5th Sunday---Being re-seasoned in our Goodness

Despite what people may claim; Christianity is truly, utterly positive about humanity.

We are created good and that goodness is never ever lost.  
We may diminish it, or bury it, but it can never ever truly be lost, because God is Good and God alone is our source of being.

Salvation is the freedom to live out our inherent goodness; to be able to express it and grow in it.  Salvation is to live as Good people, who love.

God’s grace that comes to us in the Holy Spirit, through Jesus Christ, is to empower us to act and be those Good people that we are created to be.

Our part...act on that grace.

Now, that is a moving target.  How we use God’s grace it and how we can manifest our goodness will grow and change;  we must adapt to our lives.

This means we must accept change.

This is what I sense Jesus is teaching us in the gospel.  

Think about our lives, and how they have already changed.  

The things, activities, practices, ideas that once seasoned our lives….that gave us the energy to be good, do good, and find joy in our lives; do they still do it?

What about in our marriages?  What seasons those?  What keeps that commitment joyful?

What about our faith lives?

I almost always enjoy it when people come into the confessional or want to talk with me, and they say their prayer lives are kind of boring now.  Or it is not helping them to grow.

I usually ask about their prayer life.  Often they will tell me about the classics...they say the rosary, or some other devotion; usually something they have always done since they were kids.

So I will suggest that maybe that is God’s way of saying time to change it up!  They look at me as if I had asked them to drink rat poison.  “Give up saying the rosary...give my St Jude devotion!!!  Are you insane?”  

But, if the flavor is lost, probably time to give it up.  Go find another seasoning to bring that flavor back into our lives.   Change it up.  Do something that will allow God’s grace to expand us!

Maybe it’s time to be more active; go do volunteer work; get more involved in a ministry, such as nursing home visits, or help teach in religious education; mentor others.  We need to  let ourselves be stretched.

If the flavor has gone out of our married life, what needs to be changed so as to re-capture that joy?

If any part of our lives are losing the joy, the passion that we felt; maybe Christ is saying it’s time to change it up.

But this is more than just us feeling the energy, the passion.  This has implications for our world.  Remember Love and goodness are always directed towards others.

Because there are so many people in need of that goodness and need to know of their goodness.

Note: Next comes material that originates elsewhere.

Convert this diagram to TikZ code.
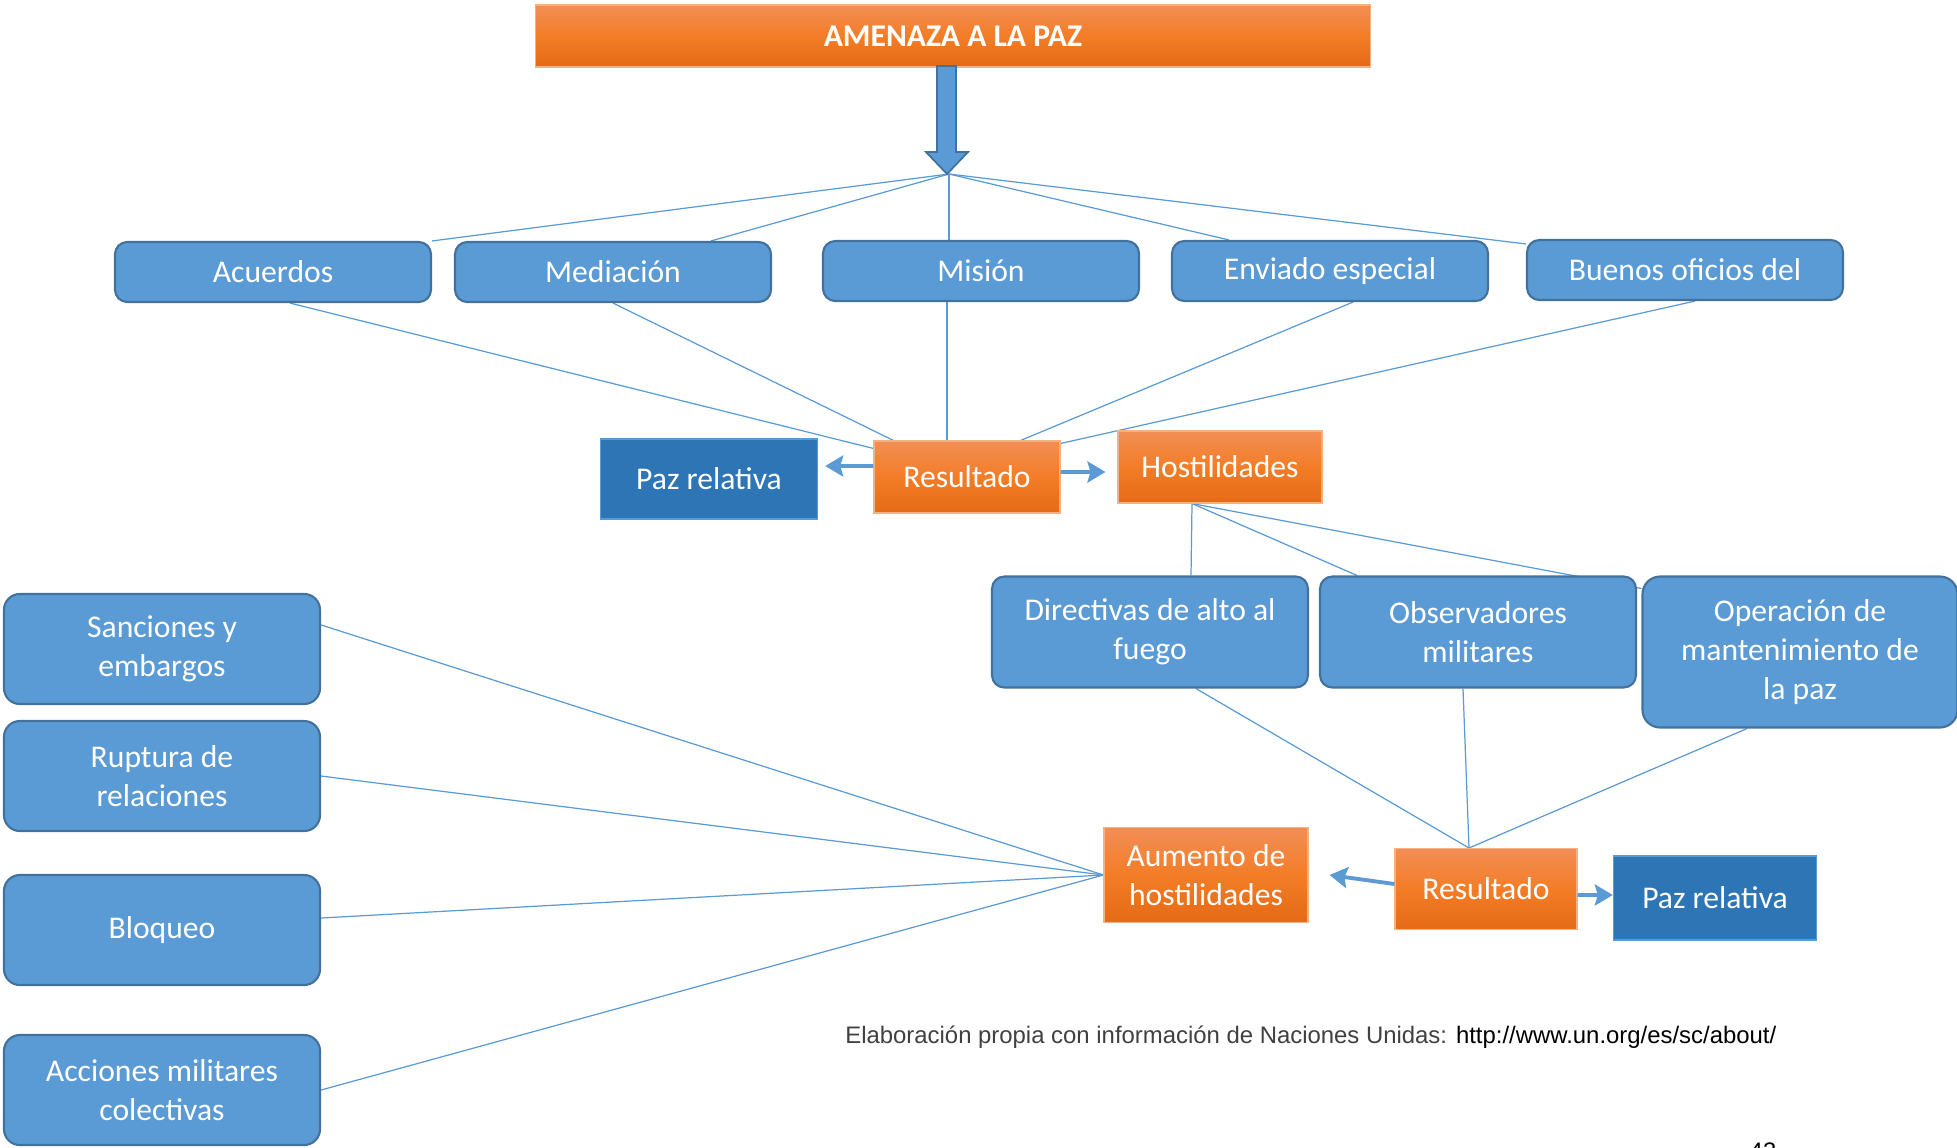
\documentclass[tikz,border=0pt]{standalone}
\usepackage{fontspec}
\setmainfont{Carlito}
\newfontfamily\capfont{Liberation Sans}
\usetikzlibrary{arrows.meta,backgrounds}

\definecolor{boxblue}{HTML}{5B9BD5}
\definecolor{edgeblue}{HTML}{41719C}
\definecolor{deepblue}{HTML}{2E75B6}
\definecolor{orangetop}{HTML}{F28E55}
\definecolor{orangemid}{HTML}{F37D27}
\definecolor{orangebot}{HTML}{E56A15}
\definecolor{orangeline}{HTML}{F4B183}
\definecolor{capgray}{HTML}{404040}

\tikzset{
  lbl/.style={font=\fontsize{18}{22}\selectfont, text=white, align=center, inner sep=0pt},
  bluebox/.style={lbl, draw=edgeblue, line width=1.2pt, fill=boxblue, rounded corners=7pt},
  topbox/.style={bluebox, minimum width=63.2mm, minimum height=12mm},
  midbox/.style={bluebox, minimum width=63.2mm, minimum height=22.2mm},
  sidebox/.style={bluebox, minimum width=63.2mm, minimum height=22mm, rounded corners=9pt},
  orangebox/.style={lbl, draw=orangeline, line width=0.6pt, top color=orangetop, bottom color=orangebot, middle color=orangemid},
  pazbox/.style={lbl, draw=boxblue, line width=0.8pt, fill=deepblue},
  link/.style={draw=boxblue, line width=0.7pt},
  conn/.style={draw=boxblue, line width=2.2pt, -{Stealth[length=3.6mm,width=4.2mm,inset=0.6mm]}},
}

\begin{document}
\begin{tikzpicture}[x=0.2mm,y=-0.2mm]
\useasboundingbox (0,0) rectangle (1957,1147);

% titulo y flecha
\node[orangebox, minimum width=167mm, minimum height=12.4mm, font=\bfseries\fontsize{18}{22}\selectfont] (title) at (953,36) {AMENAZA A LA PAZ};
\draw[fill=boxblue, draw=edgeblue, line width=1pt] (937,66) -- (956,66) -- (956,152) -- (968,152) -- (947,174) -- (926,152) -- (937,152) -- cycle;
\coordinate (fan) at (949,174);

% primera fila
\node[topbox] (acu) at (273,272) {Acuerdos};
\node[topbox] (med) at (613,272) {Mediación};
\node[topbox] (mis) at (981,271) {Misión};
\node[topbox] (env) at (1330,271) {Enviado especial};
\node[topbox] (bue) at (1685,270) {Buenos oficios del};

\node[orangebox, minimum width=37.2mm, minimum height=14.4mm] (res1) at (967,477) {Resultado};
\node[pazbox, minimum width=43.4mm, minimum height=16mm] (paz1) at (709,479) {Paz relativa};
\node[orangebox, minimum width=40.8mm, minimum height=14.4mm] (hos) at (1220,467) {Hostilidades};

% segunda fila
\node[midbox] (dir) at (1150,632) {Directivas de alto al\\fuego};
\node[midbox] (obs) at (1478,632) {Observadores\\militares};
\node[bluebox, minimum width=63mm, minimum height=30.2mm, rounded corners=10pt] (ope) at (1800,652) {Operación de\\mantenimiento de\\la paz};

\node[orangebox, minimum width=36.4mm, minimum height=16.2mm] (res2) at (1486,889) {Resultado};
\node[pazbox, minimum width=40.6mm, minimum height=16.8mm] (paz2) at (1715,898) {Paz relativa};
\node[orangebox, minimum width=40.8mm, minimum height=19mm] (aum) at (1206,875) {Aumento de\\hostilidades};

% columna izquierda
\node[sidebox] (san) at (162,649) {Sanciones y\\embargos};
\node[sidebox] (rup) at (162,776) {Ruptura de\\relaciones};
\node[sidebox] (blo) at (162,930) {Bloqueo};
\node[sidebox] (acc) at (162,1090) {Acciones militares\\colectivas};

\node[anchor=base west, inner sep=0pt, font=\capfont\fontsize{13.6}{16}\selectfont] (cap) at (845,1043)
  {\textcolor{capgray}{Elaboración propia con información de Naciones Unidas:} http://www.un.org/es/sc/about/};
\node[anchor=base, inner sep=0pt, font=\capfont\fontsize{13.6}{16}\selectfont] (pag) at (1763,1159) {43};

\coordinate (m1) at ([xshift=-6.8mm]mis.south);

\begin{pgfonlayer}{background}
\draw[link] (fan) -- (acu.north east);
\draw[link] (fan) -- ([xshift=19.6mm]med.north);
\draw[link] (fan) -- (fan |- mis.north);
\draw[link] (fan) -- ([xshift=-20.2mm]env.north);
\draw[link] (fan) -- ([yshift=-1mm]bue.north west);

\draw[link] ([xshift=3.4mm]acu.south) -- ([yshift=-1.6mm]res1.north west);
\draw[link] (med.south) -- ([xshift=4mm]res1.north west);
\draw[link] (m1) -- (m1 |- res1.north);
\draw[link] ([xshift=4.6mm]env.south) -- ([xshift=-8mm]res1.north east);
\draw[link] ([xshift=2mm]bue.south) -- ([yshift=-0.6mm]res1.north east);

\draw[link] ([xshift=-5.6mm]hos.south) -- ([xshift=8.2mm]dir.north);
\draw[link] ([xshift=-5.6mm]hos.south) -- ([xshift=-24.2mm]obs.north);
\draw[link] ([xshift=-5.6mm]hos.south) -- ([yshift=-2.6mm]ope.north west);

\draw[link] ([xshift=9.2mm]dir.south) -- ([xshift=-3.4mm]res2.north);
\draw[link] ([xshift=-3mm]obs.south) -- ([xshift=-3.4mm]res2.north);
\draw[link] ([xshift=-10.6mm]ope.south) -- ([xshift=-3.4mm]res2.north);

\draw[link] ([yshift=-6.4mm]san.north east) -- (aum.west);
\draw[link] (rup.east) -- (aum.west);
\draw[link] ([yshift=2.4mm]blo.east) -- (aum.west);
\draw[link] (acc.east) -- (aum.west);
\end{pgfonlayer}

% flechas de resultado
\draw[conn] ([yshift=2.2mm]res1.west) -- ([xshift=1.4mm,yshift=2.6mm]paz1.east);
\draw[conn] ([yshift=1mm]res1.east) -- ([xshift=-2.4mm,yshift=-1mm]hos.west);
\draw[conn] ([yshift=1mm]res2.west) -- ([xshift=4.2mm]aum.east);
\draw[conn] ([yshift=-1.2mm]res2.east) -- ([yshift=0.6mm]paz2.west);
\end{tikzpicture}
\end{document}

There are so many people who are hurting right now, now only from lack of housing, and decent salaries, and all the social ills that are running through our community, but there are so many people in need of compassion, mercy, care.

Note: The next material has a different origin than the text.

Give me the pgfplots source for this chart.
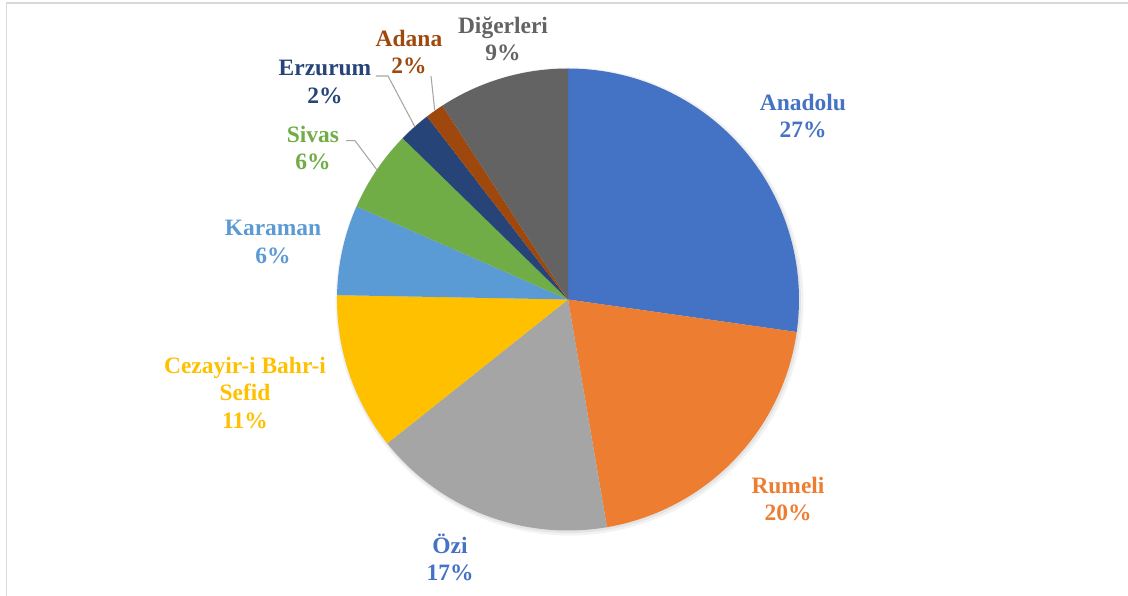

There are too many people who do not know how to forgive;
Too many people who are living in loneliness
Too many people in fear.

I truly believe that as followers of Jesus Christ, we can offer to these people the love of God!  The love that is rooted in our own goodness as humans.  
It is rooted in our own passion and joy in being Christian.

This means we need to embrace that goodness, and be open to it in fresh new ways:  it is not about change for the sake of change though.

It is about discerning.

Two weeks ago, the clergy had Doug Tooke come to speak about Youth Ministry.  The priests were really attentive, because Doug did not promote a new program to buy, rather, as we all know, we need to change our culture in the parish.  

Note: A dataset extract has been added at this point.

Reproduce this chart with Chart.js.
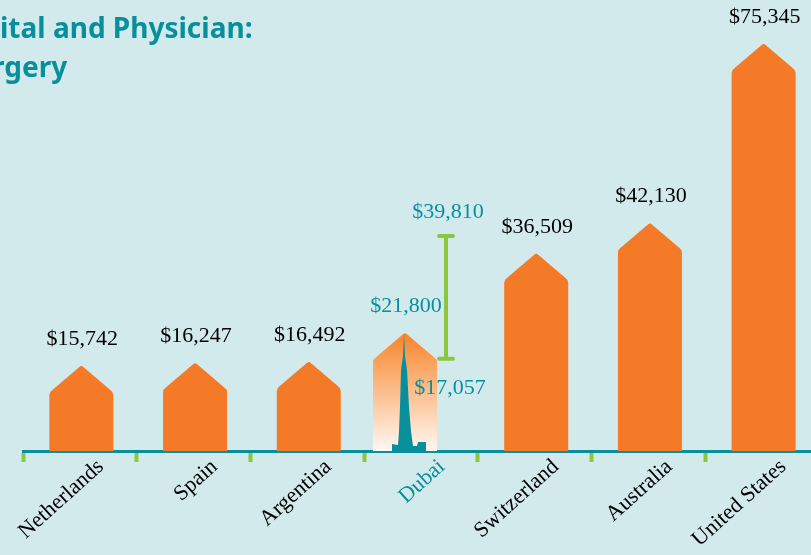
<!DOCTYPE html>
<html>
<head>
<meta charset="utf-8">
<style>
html, body { margin: 0; padding: 0; background: #d3eaed; overflow: hidden; }
canvas { display: block; }
</style>
<script src="https://cdn.jsdelivr.net/npm/chart.js@4"></script>
</head>
<body>
<canvas id="chart" width="830" height="555"></canvas>
<script>
const categories = ["Netherlands", "Spain", "Argentina", "Dubai", "Switzerland", "Australia", "United States"];
const costs = [15742, 16247, 16492, 21800, 36509, 42130, 75345];
const dubaiLow = 17057;
const dubaiHigh = 39810;
const titleLines = ["ital and Physician:", "rgery"];

const teal = "#078f9b";
const orange = "#f57a28";
const green = "#8cc63f";
const labelFont = "22px 'Liberation Serif'";
const dubaiIndex = categories.indexOf("Dubai");

function money(v) {
    return "$" + v.toLocaleString("en-US");
}

function housePath(ctx, x, top, base, w) {
    var half = w / 2, shoulder = top + 26, r = 3;
    ctx.beginPath();
    ctx.moveTo(x - half, base);
    ctx.lineTo(x - half, shoulder + r);
    ctx.quadraticCurveTo(x - half, shoulder, x - half + r, shoulder - 2);
    ctx.lineTo(x - 2, top + 1);
    ctx.quadraticCurveTo(x, top - 1, x + 2, top + 1);
    ctx.lineTo(x + half - r, shoulder - 2);
    ctx.quadraticCurveTo(x + half, shoulder, x + half, shoulder + r);
    ctx.lineTo(x + half, base);
    ctx.closePath();
}

// rough silhouette of the tower, offsets measured from the bar centre and base
function drawTower(ctx, x, top, base) {
    ctx.fillStyle = teal;
    ctx.beginPath();
    ctx.moveTo(x - 1, top);
    ctx.lineTo(x - 2, base - 95);
    ctx.lineTo(x - 4, base - 81);
    ctx.lineTo(x - 5, base - 44);
    ctx.lineTo(x - 6, base - 20);
    ctx.lineTo(x - 7, base - 6);
    ctx.lineTo(x - 13, base - 7);
    ctx.lineTo(x - 13, base);
    ctx.lineTo(x + 21, base);
    ctx.lineTo(x + 21, base - 9);
    ctx.lineTo(x + 13, base - 9);
    ctx.lineTo(x + 12, base - 5);
    ctx.lineTo(x + 8, base - 5);
    ctx.lineTo(x + 6, base - 20);
    ctx.lineTo(x + 4, base - 44);
    ctx.lineTo(x + 2, base - 81);
    ctx.lineTo(x, base - 95);
    ctx.closePath();
    ctx.fill();
}

const housePlugin = {
    id: "houses",
    beforeDatasetDraw: function() {
        return false;
    },
    afterDatasetsDraw: function(chart) {
        var ctx = chart.ctx, meta = chart.getDatasetMeta(0), y = chart.scales.y;
        ctx.save();
        ctx.textAlign = "center";
        ctx.textBaseline = "middle";
        ctx.font = labelFont;
        meta.data.forEach(function(bar, i) {
            var x = bar.x + 1.5;
            if (i === dubaiIndex) {
                x = bar.x - 16;
                var grad = ctx.createLinearGradient(0, bar.y, 0, bar.base);
                grad.addColorStop(0, "#f8852a");
                grad.addColorStop(1, "#fff8f2");
                ctx.fillStyle = grad;
            } else {
                ctx.fillStyle = orange;
            }
            housePath(ctx, x, bar.y, bar.base, bar.width);
            ctx.fill();
            if (i === dubaiIndex) {
                drawTower(ctx, x, bar.y, bar.base);
            }
            ctx.fillStyle = i === dubaiIndex ? teal : "#000";
            ctx.fillText(money(costs[i]), x + 1, bar.y - 27);
        });

        // Dubai range whisker
        var d = meta.data[dubaiIndex], wx = d.x + 25;
        var yHigh = y.getPixelForValue(dubaiHigh), yLow = y.getPixelForValue(dubaiLow);
        ctx.strokeStyle = green;
        ctx.lineWidth = 4;
        ctx.lineCap = "round";
        ctx.beginPath();
        ctx.moveTo(wx, yHigh);
        ctx.lineTo(wx, yLow);
        ctx.moveTo(wx - 7, yHigh);
        ctx.lineTo(wx + 7, yHigh);
        ctx.moveTo(wx - 7, yLow);
        ctx.lineTo(wx + 7, yLow);
        ctx.stroke();
        ctx.fillStyle = teal;
        ctx.fillText(money(dubaiHigh), wx + 2, yHigh - 24);
        ctx.fillText(money(dubaiLow), wx + 4, yLow + 29);

        // title, cut off at the left edge in the source
        ctx.textAlign = "left";
        ctx.fillStyle = teal;
        ctx.font = "bold 28px 'Noto Sans'";
        ctx.fillText(titleLines[0], 0, 30);
        ctx.fillText(titleLines[1], -8, 69);
        ctx.restore();
    }
};

new Chart(document.getElementById("chart"), {
    type: "bar",
    data: {
        labels: categories,
        datasets: [{
            data: costs,
            backgroundColor: orange,
            categoryPercentage: 1,
            barPercentage: 0.563
        }]
    },
    options: {
        responsive: false,
        animation: false,
        layout: { padding: { left: 23, right: 11, top: 0, bottom: 0 } },
        plugins: { legend: { display: false }, tooltip: { enabled: false } },
        scales: {
            x: {
                afterFit: function(scale) {
                    scale.height = 104;
                    scale.paddingLeft = 0;
                    scale.paddingRight = 0;
                },
                border: { color: teal, width: 3 },
                grid: {
                    offset: true,
                    drawOnChartArea: false,
                    tickColor: green,
                    tickWidth: 4,
                    tickLength: 11
                },
                ticks: {
                    autoSkip: false,
                    minRotation: 42,
                    maxRotation: 42,
                    labelOffset: 21,
                    padding: -8,
                    font: { family: "'Liberation Serif'", size: 22 },
                    color: function(c) { return c.index === dubaiIndex ? teal : "#000"; }
                }
            },
            y: { display: false, min: 0, max: 83490 }
        }
    },
    plugins: [housePlugin]
});
</script>
</body>
</html>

Youth ministry cannot be about classrooms anymore, nor about just giving information, that does not work.  Our kids are fleeing the Catholic faith.

There must be a change!
We need to create a culture of relationship, of mentoring, of parents talking to their kids about their own faith lives.

This transcends beyond one ministry, parish life needs to be changed;  we need to recapture the flavor of what it means to be Catholic.  Not Rules, regulations, per se;   This was the undercurrent of the Synod.

Think about the Eucharist, communion.  How long we have been told that if we don’t receive, we can’t be saved.  How many of us still hold onto this?
That is really missing the picture, because going to mass became all about getting that host, and as long as I got the host, I was good.  This is why people will come in late, and leave right after communion...they have done the “necessary” action.

Now, the language has been changing.  It is not about getting anything, but living the relationship with Christ  that the Eucharist calls us to.   

Eucharist is a living breathing personal relationship with God, that I wish would flavor our lives and inspire us to change our thoughts, to calm ourselves down in these incredibly seeming chaotic and reactive times!

Man, do I, and I think our local church, needs the seasoning.